Monday, May 30, 2011

IS ABORTION ABOUT SEX? PROBABLY NOT...

In an essay in the current issue of America (May 23, 2011), John Kavanaugh muses on the philosophical viewpoint of Ayn Rand, author of influential novels such as Atlas Shrugged and The Fountainhead.  Hers is a view that celebrates the individual and narcissistic self-seeking to the extent, Kavanaugh suggests, of making narcissism a virtue--one that he believes is at risk of becoming the dominant one in American life.

This leads me to wonder about the ways in which abortion (to take one of many examples) is defended--almost irrationally--in American society.  Is it really all about being able to have sex with whomever one wants, without any of the "consequences" for which acts of intercourse are naturally ordered?  In part it is, but I think it is only one layer of the answer.  Really, it seems that the larger picture is one in which I can do anything I want to please myself, and whoever dies with the most toys wins.  Sexual gratification is only one of the "toys."

What is the opposite of such a view?  The "enemy" according to Rand is the "collective," the society structured on mindless obedience, like an ant farm (think of the scene in The Once and Future King) or a beehive, with all workers subservient to a queen bee--like the world of Stalin's Russia.  And this is truly a horrible vision of life:  the individual has no purpose other than the progress of the State (rather like the orcs of Sauron's Mordor).  It is a nightmarish vision.  But it is not the only alternative.

When giving a talk a couple of Sundays ago on "Catholic Social Teaching" I referred to Pope John Paul II's encyclical Centesimus Annus, which celebrated the 100th anniversary of Pope Leo XIII's Rerum Novarum and the fall of communism in eastern and central Europe.  The Pope had harsh criticism for the view of the collective that communism represented.  But he had equally harsh words for capitalism (this made some in the audience uncomfortable).  Insofar as both views are ultimately materialistic, they are opposite sides of the same coin: one exalts the individual at all costs, and the other rejects the individual in the name of the State. 

But there is a third alternative.  Just as Rollo May long ago (Love and Will) suggested that love and hate are not opposites but also two sides of the same coin, with apathy as the true opposite, so also in this case there is a true alternative to narcissistic self-absorption or the mindless collective.  To quote Kavanaugh: 
As the French philosopher Jacques Maritain pointed out long ago, the only authentic alternative is a community of persons. 

In theological terms, this is the three-fold image of the Church found in Vatican II's Constitution on the Church (Lumen Gentium):  to be citizens of the People of God, members of the Body of Christ, living stones in the Temple of the Holy Spirit.  Where do the individual and society best come together in this balance?  Ideally speaking, in a family, or in a monastery...

"I" is, but "I" is not all there is. 

1 comment:

  1. My interpretation of Atlas Shrugged is much different than John Kavanaugh's.
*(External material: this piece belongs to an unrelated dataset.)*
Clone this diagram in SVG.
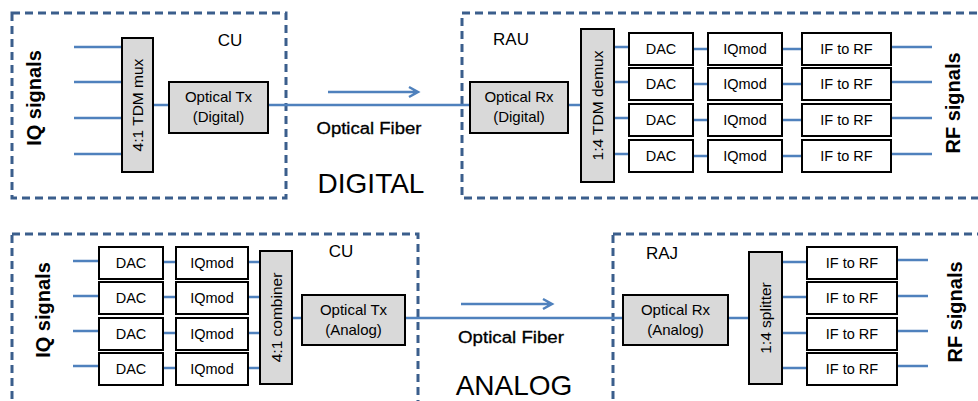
<svg xmlns="http://www.w3.org/2000/svg" width="978" height="401" viewBox="0 0 978 401">
<defs>
<style>
.dash{fill:none;stroke:#3b5e8c;stroke-width:3;stroke-dasharray:8 5}
.box{fill:#ffffff;stroke:#000;stroke-width:2}
.gbox{fill:#d9d9d9;stroke:#000;stroke-width:2}
.ln{fill:none;stroke:#4f81bd;stroke-width:2.5}
.t{font-family:"Liberation Sans",Arial,sans-serif;font-size:14.5px;fill:#000;text-anchor:middle}
.tr{font-family:"Liberation Sans",Arial,sans-serif;font-size:15.5px;fill:#000;text-anchor:middle}
.to{font-family:"Liberation Sans",Arial,sans-serif;font-size:15px;fill:#000;text-anchor:middle}
.lbl{font-family:"Liberation Sans",Arial,sans-serif;font-size:17px;fill:#000;text-anchor:middle}
.big{font-family:"Liberation Sans",Arial,sans-serif;font-size:28px;fill:#000;text-anchor:middle}
.sig{font-family:"Liberation Sans",Arial,sans-serif;font-size:20px;font-weight:bold;fill:#000;text-anchor:middle}
.fib{font-family:"Liberation Sans",Arial,sans-serif;font-size:16px;fill:#000;stroke:#000;stroke-width:0.3;text-anchor:middle}
</style>
</defs>
<rect width="978" height="401" fill="#ffffff"/>

<g id="regions">
<rect class="dash" x="12" y="13" width="274" height="185"/>
<rect class="dash" x="462" y="13" width="530" height="185"/>
<rect class="dash" x="12" y="234" width="406" height="190"/>
<rect class="dash" x="613" y="234" width="380" height="190"/>
</g>

<g id="connectors">
<path class="ln" d="M74,47H122M74,82H122M74,118H122M74,154H122"/>
<path class="ln" d="M153,105H169"/>
<path class="ln" d="M268,105H470"/>
<path class="ln" d="M328,92H417M409,87L418,92L409,97"/>
<path class="ln" d="M568,105H581"/>
<path class="ln" d="M614,47H629M614,82H629M614,118H629M614,154H629"/>
<path class="ln" d="M693,49H708M693,84H708M693,120H708M693,156H708"/>
<path class="ln" d="M782,49H802M782,84H802M782,120H802M782,156H802"/>
<path class="ln" d="M891,47H932M891,82H932M891,118H932M891,154H932"/>
<path class="ln" d="M73,261H99M73,296H99M73,331H99M73,366H99"/>
<path class="ln" d="M163,262H176M163,297H176M163,333H176M163,368H176"/>
<path class="ln" d="M248,262H260M248,297H260M248,333H260M248,368H260"/>
<path class="ln" d="M292,318H302"/>
<path class="ln" d="M405,318H623"/>
<path class="ln" d="M461,304H551M543,299L552,304L543,309"/>
<path class="ln" d="M728,318H749"/>
<path class="ln" d="M782,262H807M782,297H807M782,333H807M782,368H807"/>
<path class="ln" d="M897,260H928M897,296H928M897,331H928M897,366H928"/>
</g>

<g id="labels">
<text class="sig" transform="translate(41,98) rotate(-90)">IQ signals</text>
<text class="sig" transform="translate(960,103) rotate(-90)">RF signals</text>
<text class="sig" transform="translate(50,310) rotate(-90)">IQ signals</text>
<text class="sig" transform="translate(962,312) rotate(-90)">RF signals</text>
<text class="lbl" x="230" y="46">CU</text>
<text class="lbl" x="511" y="45">RAU</text>
<text class="lbl" x="341" y="257">CU</text>
<text class="lbl" x="662" y="259">RAJ</text>
<text class="fib" x="369" y="134" textLength="105" lengthAdjust="spacingAndGlyphs">Optical Fiber</text>
<text class="fib" x="511" y="343" textLength="106" lengthAdjust="spacingAndGlyphs">Optical Fiber</text>
<text class="big" x="371" y="193">DIGITAL</text>
<text class="big" x="514" y="395">ANALOG</text>
</g>

<g id="mux">
<rect class="gbox" x="122" y="38" width="31" height="134"/>
<text class="tr" transform="translate(143,105) rotate(-90)">4:1 TDM mux</text>
</g>
<g id="optical-tx-digital">
<rect class="gbox" x="169" y="82" width="99" height="51"/>
<text class="to" x="218.5" y="102">Optical Tx</text>
<text class="to" x="218.5" y="122">(Digital)</text>
</g>
<g id="optical-rx-digital">
<rect class="gbox" x="470" y="82" width="98" height="51"/>
<text class="to" x="519" y="102">Optical Rx</text>
<text class="to" x="519" y="122">(Digital)</text>
</g>
<g id="demux">
<rect class="gbox" x="581" y="29" width="33" height="153"/>
<text class="tr" transform="translate(603,105.5) rotate(-90)">1:4 TDM demux</text>
</g>
<g id="rau-dac">
<rect class="box" x="629" y="33" width="64" height="32"/><text class="t" x="661" y="54">DAC</text>
<rect class="box" x="629" y="68" width="64" height="32"/><text class="t" x="661" y="89">DAC</text>
<rect class="box" x="629" y="104" width="64" height="32"/><text class="t" x="661" y="125">DAC</text>
<rect class="box" x="629" y="140" width="64" height="32"/><text class="t" x="661" y="161">DAC</text>
</g>
<g id="rau-iqmod">
<rect class="box" x="708" y="33" width="74" height="32"/><text class="t" x="745" y="54">IQmod</text>
<rect class="box" x="708" y="68" width="74" height="32"/><text class="t" x="745" y="89">IQmod</text>
<rect class="box" x="708" y="104" width="74" height="32"/><text class="t" x="745" y="125">IQmod</text>
<rect class="box" x="708" y="140" width="74" height="32"/><text class="t" x="745" y="161">IQmod</text>
</g>
<g id="rau-iftorf">
<rect class="box" x="802" y="33" width="89" height="32"/><text class="t" x="846.5" y="54">IF to RF</text>
<rect class="box" x="802" y="68" width="89" height="32"/><text class="t" x="846.5" y="89">IF to RF</text>
<rect class="box" x="802" y="104" width="89" height="32"/><text class="t" x="846.5" y="125">IF to RF</text>
<rect class="box" x="802" y="140" width="89" height="32"/><text class="t" x="846.5" y="161">IF to RF</text>
</g>

<g id="cu-dac">
<rect class="box" x="99" y="247" width="64" height="32"/><text class="t" x="131" y="268">DAC</text>
<rect class="box" x="99" y="282" width="64" height="32"/><text class="t" x="131" y="303">DAC</text>
<rect class="box" x="99" y="318" width="64" height="32"/><text class="t" x="131" y="339">DAC</text>
<rect class="box" x="99" y="353" width="64" height="32"/><text class="t" x="131" y="374">DAC</text>
</g>
<g id="cu-iqmod">
<rect class="box" x="176" y="247" width="72" height="32"/><text class="t" x="212" y="268">IQmod</text>
<rect class="box" x="176" y="282" width="72" height="32"/><text class="t" x="212" y="303">IQmod</text>
<rect class="box" x="176" y="318" width="72" height="32"/><text class="t" x="212" y="339">IQmod</text>
<rect class="box" x="176" y="353" width="72" height="32"/><text class="t" x="212" y="374">IQmod</text>
</g>
<g id="combiner">
<rect class="gbox" x="260" y="251" width="32" height="133"/>
<text class="tr" transform="translate(281.5,317.5) rotate(-90)">4:1 combiner</text>
</g>
<g id="optical-tx-analog">
<rect class="gbox" x="302" y="295" width="103" height="50"/>
<text class="to" x="353.5" y="315">Optical Tx</text>
<text class="to" x="353.5" y="335">(Analog)</text>
</g>
<g id="optical-rx-analog">
<rect class="gbox" x="623" y="295" width="105" height="50"/>
<text class="to" x="675.5" y="315">Optical Rx</text>
<text class="to" x="675.5" y="335">(Analog)</text>
</g>
<g id="splitter">
<rect class="gbox" x="749" y="252" width="33" height="132"/>
<text class="tr" transform="translate(771,318) rotate(-90)">1:4 splitter</text>
</g>
<g id="raj-iftorf">
<rect class="box" x="807" y="247" width="90" height="32"/><text class="t" x="852" y="268">IF to RF</text>
<rect class="box" x="807" y="282" width="90" height="32"/><text class="t" x="852" y="303">IF to RF</text>
<rect class="box" x="807" y="318" width="90" height="32"/><text class="t" x="852" y="339">IF to RF</text>
<rect class="box" x="807" y="353" width="90" height="32"/><text class="t" x="852" y="374">IF to RF</text>
</g>
</svg>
Actually the heroes of the story are people who want nothing more than to earn their place in life and want to live in a society of people who do the same and who value that individual responsibility and contribution. In Atlas, people who are just taking and living off of the work of others and who want and want and always take but never earn are the villians. I haven't read her other books but if this book accurately portrays her thinking, she doesn't seem to support the kind of selfishness that you're talking about with people wanting to please themselves no matter the cost.

    I actually think the utopia that Rand creates in Atlas is pretty similar to this ideal: "As the French philosopher Jacques Maritain pointed out long ago, the only authentic alternative is a community of persons."

    I don't agree with Rand's thoughts on religion as were expressed in Atlas Shrugged, and I'm sure if I read more of her work or philosophy I would disagree on much of it. But, I don't really think she would be a supporter of people who think they deserve everything they want for no reason other than that they want it, to me that was what she was saying is wrong with the world.

    I definitely agree with Kavanaugh in saying that narcissism is a huge problem in today's world, I just think that he and Rand are more on the same side than he thinks when it comes to the kind of narcissism he's referring to.

    What is it that the Pope doesn't admire in capitalism?